Begründet wird sie unter anderem mit dem Argument der fehlenden Fitness im höheren Alter. Wenn die allerdings durch Leistungstests, an denen der DFB ja gleichzeitig festhält, unter Beweis gestellt wird, fällt dieses Argument weg. „Solange er die Leistungstests besteht, frage ich mich, warum man den Besten aufhören lassen sollte“, sagte zum Beispiel auch Christian Günter am Samstag. Zwar sind die Tests nicht ganz unumstritten – Gräfe selbst kritisierte sie vor zwei Jahren. Der Zeitpunkt Anfang Juli sei zu früh. „Viele Schiedsrichter, die bis in den Juni pfeifen, trainieren in der Sommerpause bis zum Test durch. Sie verwehren ihrem Körper die Erholungsphase“, sagte Gräfe damals. Außerdem forderte er mehr Individualität bei den Tests und der Vorbereitung. Bei aller berechtigten Kritik: Wenn sie nun mal als Anhaltspunkt dienen und bestanden werden, ist es ziemlich irrelevant, ob die Person 46 oder 47 Jahre alt ist. „Antiquiert und wenig sinnvoll“ nannte Gräfe die Leistungstest 2019. Das könnte man auch über die Altersgrenze sagen.
Anderswo ist das nicht der Fall. In der Premier League sind etwa mit Mike Dean und Martin Atkinson zwei Referees aktiv, die 52 beziehungsweise 50 Jahre alt sind. In der wohl schnellsten Liga der Welt dürfen die beiden ihren Job noch machen – in der Bundesliga dürften sie das nicht. Selbst die UEFA zeigt sich flexibler als der DFB. Björn Kuipers erhielt eine Sondergenehmigung, damit er auch mit 48 Jahren noch bei der EM 2021 antreten kann. International liegt die Altersgrenze normalerweise bei 45. Auch Dr.
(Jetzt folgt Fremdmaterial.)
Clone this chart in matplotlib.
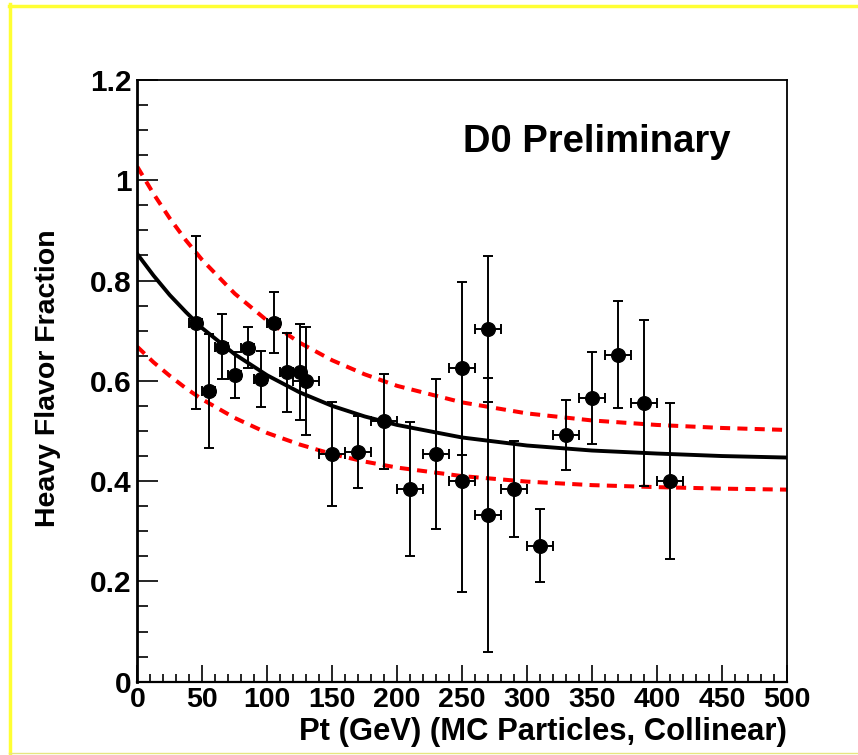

Felix Brych hat diese Grenze eigentlich schon überschritten, er ist 46, die nächste Bundesligasaison wird seine letzte sein.
Fakt ist, dass der DFB sich mit der Bestätigung der Altersgrenze vergangene Woche keinen Gefallen tut. Die Bundesliga wird ihren besten Schiedsrichter verlieren und mit ihm Qualität einbüßen. Um das vielleicht doch noch zu verhindern, startete ein Fan eine Petition. Bisher haben 714 Personen unterschrieben. Ob der DFB sich dem beugt?